El ejército cristiano contaba con 20,000 soldados preparados, 101 galeones y otros barcos más pequeños. El Papa envió su bendición apostólica y predijo la victoria. Además ordenó retirar a cualquier soldado cuyo comportamiento pudiese ofender al Señor. Pío V, consciente del poder de la oración del Santo Rosario, pidió a toda la Cristiandad que lo rezara y que hiciera ayuno, suplicándole a la Santísima Virgen su auxilio ante aquel peligro.

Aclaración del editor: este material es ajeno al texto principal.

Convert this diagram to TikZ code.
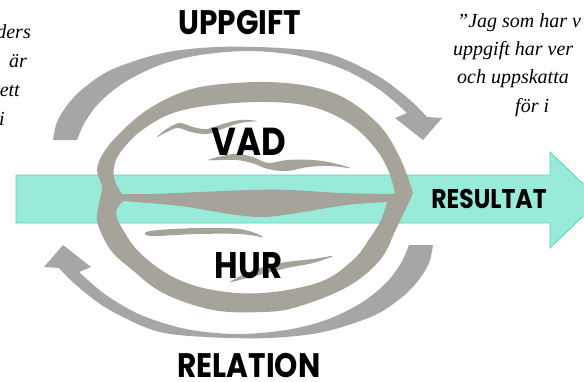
\documentclass[tikz,border=0pt]{standalone}
\usepackage{fontspec}
\setmainfont{Liberation Serif}
\newfontfamily\headfont{Poppins}[FakeStretch=0.87]
\definecolor{bandfill}{HTML}{98EBD8}
\definecolor{bandline}{HTML}{5CD3B4}
\definecolor{arcgray}{HTML}{A6A6A6}
\definecolor{nutgray}{HTML}{A6A39B}

% curved grey arrow running over the top, from lower left to the head at right
\newcommand\cyclearc{%
  \fill[arcgray]
    plot[smooth, tension=0.55] coordinates {(53,140) (57,122) (68,104) (85,87) (113,69) (163,53) (217,47) (280,48) (330,54) (378,76) (410,100) (427,117)}
    -- (442,118) -- (423,140) -- (395,118) -- (407,113)
    -- plot[smooth, tension=0.55] coordinates {(407,113) (380,90) (345,70) (300,56) (250,51) (200,55) (160,65) (125,82) (100,102) (85,122) (77,140)}
    -- cycle;}

\begin{document}
\begin{tikzpicture}[x=1pt, y=-1pt,
  head/.style={font=\headfont\bfseries\fontsize{34}{34}\selectfont, inner sep=0pt, anchor=base},
  quote/.style={font=\itshape\fontsize{20}{20}\selectfont, inner sep=0pt},
  strand/.style={fill=nutgray}]
\useasboundingbox (0,0) rectangle (584,381);
\clip (0,0) rectangle (584,381);

% result band
\filldraw[fill=bandfill, draw=bandline, line width=0.8pt]
  (16,175) -- (550,175) -- (550,152) -- (600,200) -- (550,248) -- (550,223) -- (16,223) -- cycle;

% the two circular arrows
\cyclearc
\begin{scope}[rotate around={180:(243,192.5)}]
  \cyclearc
\end{scope}

% walnut: shell with two chambers
\fill[nutgray, even odd rule]
  plot[smooth, tension=0.6] coordinates {(413,193) (401,160) (381,127) (348,100) (313,87) (267,82) (213,85) (180,93) (147,110) (121,132) (104,152) (97,170) (102,187) (99,203) (97,220) (103,237) (113,253) (130,268) (163,293) (213,310) (263,312) (297,307) (347,287) (380,260) (397,227) (410,200) (413,193)}
  -- cycle
  plot[smooth, tension=0.6] coordinates {(122,194) (114,178) (116,160) (128,143) (145,128) (173,113) (213,105) (267,102) (313,107) (350,124) (375,148) (389,172) (395,194)}
  -- plot[smooth, tension=0.6] coordinates {(395,194) (340,193) (290,190) (250,190) (200,192) (150,194) (122,194)}
  -- cycle
  plot[smooth, tension=0.6] coordinates {(123,201) (180,206) (230,214) (263,217) (297,213) (347,205) (387,202)}
  -- plot[smooth, tension=0.6] coordinates {(387,202) (381,220) (370,238) (353,260) (320,282) (263,293) (213,290) (173,277) (140,253) (122,228) (116,212) (123,201)}
  -- cycle;

% kernel strands
\fill[strand] plot[smooth cycle, tension=0.6] coordinates {(157,137) (168,128) (180,123) (193,127) (207,129) (223,124) (240,120) (257,121) (240,123) (222,129) (207,134) (191,132) (178,128) (167,132)};
\fill[strand] plot[smooth cycle, tension=0.6] coordinates {(208,160) (222,156) (237,154) (253,157) (268,163) (287,160) (313,160) (333,163) (350,168) (330,166) (308,167) (287,171) (268,169) (252,163) (237,160) (221,160)};
\fill[strand] plot[smooth cycle, tension=0.6] coordinates {(150,231) (197,228) (240,229) (263,237) (240,234) (197,234) (151,236)};
\fill[strand] plot[smooth cycle, tension=0.6] coordinates {(230,282) (252,271) (280,263) (313,259) (333,256) (313,263) (287,268) (267,273) (247,278)};

% labels
\node[head] (uppgift) at (240,34) {UPPGIFT};
\node[head, font=\headfont\bfseries\fontsize{39}{39}\selectfont] (vad) at (248.5,155) {VAD};
\node[head, font=\headfont\bfseries\fontsize{37}{37}\selectfont] (hur) at (248.5,278) {HUR};
\node[head, font=\headfont\bfseries\fontsize{27}{27}\selectfont] (resultat) at (489,208) {RESULTAT};
\node[head] (relation) at (249,377) {RELATION};

% quotation fragments
\node[quote, anchor=base east] (l1) at (31,38) {ders};
\node[quote, anchor=base east] (l2) at (27,67) {är};
\node[quote, anchor=base east] (l3) at (20,96) {ett};
\node[quote, anchor=base east] (l4) at (5,125) {i};
\node[quote, anchor=base west] (r1) at (457,27) {”Jag som har v};
\node[quote, anchor=base west] (r2) at (453,55) {uppgift har ver};
\node[quote, anchor=base west] (r3) at (457,83) {och uppskatta};
\node[quote, anchor=base west] (r4) at (515,112) {för i};
\end{tikzpicture}
\end{document}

El Papa envió el estandarte de la Liga: era un damasco de seda azul con la imagen del Crucificado. También entregó una astilla de la Santa y Verdadera Cruz para cada una de las naves capitanas. Y concedió a todos los miembros de la expedición las mismas indulgencias propias de las cruzadas. Por eso se considera que se trataba de una auténtica cruzada.
Don Juan de Austria prohibió la presencia de mujeres a bordo y decretó pena de muerte para los blasfemadores. Algunos días antes de la partida, los 81 mil soldados y marineros ayunaron durante tres jornadas, se confesaron y recibieron la Sagrada Comunión, haciendo lo mismo los condenados que remaban en las galeras. Un ambiente de Cruzada se vivía nuevamente en Europa y un renovado celo por la gloria de Dios brillaba en los que iban para el combate.
El 15 de septiembre, la mayor flota católica jamás reunida zarpó de Messina, en Sicilia, para enfrentar a la flota musulmana liderada por el cuñado del Sultán, Alí Pasha. Diez días más tarde llegaron a Corfú, cerca de la costa noroeste de Grecia. Los turcos habían arrasado el lugar el mes anterior, dejando sus usuales huellas: iglesias reducidas a cenizas, crucifijos rotos, cuerpos destrozados de sacerdotes, mujeres y niños. Además el 6 de Octubre llegaron las exasperantes noticias de que los otomanos habían derrotado y masacrado a los católicos en Chipre, la joya de las posesiones insulares remotas de Venecia.
El Papa Pío V pidió la protección de la Virgen mediante el rezo del Rosario y convocó a las grandes potencias marítimas europeas a una alianza militar, la Liga Santa, que hiciera frente a los otomanos en defensa de la fe cristiana. El rey de España, Felipe II, asumió la mayor parte del peso financiero al sufragar la mitad de los costes de la Liga y puso al frente de la armada cristiana a su hermano, el almirante don Juan de Austria. Había también otros líderes católicos de las naves españolas, venecianas, pontificias, genovesas, saboyanas y maltesas quienes se reunieron en Mesina, Sicilia, antes de zarpar hacia las costas griegas.
De esta manera se llegó al alba del 7 de octubre. Las fuerzas enemigas eran muy similares, pero la aparente igualdad de ambas armadas desapareció en cuanto comenzó la batalla. La artillería cristiana era mucho más efectiva que la otomana, cuyos cañones apenas lograron hacer daño a los barcos de la Santa Liga, mientras que los cañones cristianos lograron hundir varias naves enemigas.
Finalmente la nave capitana cristiana, llamada “La Real”, comandada por don Juan de Austria, exhibiendo un gran pendón con la Cruz de Cristo, se enfrentó a la nave capitana otomana, “La Sultana”, que fue rechazada y abordada. Finalmente la lucha continuó hasta que los otomanos fueron derrotados.
La victoria de la Liga Santa en Lepanto permitió alejar la amenaza otomana musulmana sobre la Europa cristiana. Ese día fue declarado por el Papa Pío V como fiesta de la “Virgen de la Victoria”. Su sucesor Gregorio XIII, le cambió el nombre por la Fiesta del Rosario, que este año ha celebrado su 450 aniversario con agradecimiento.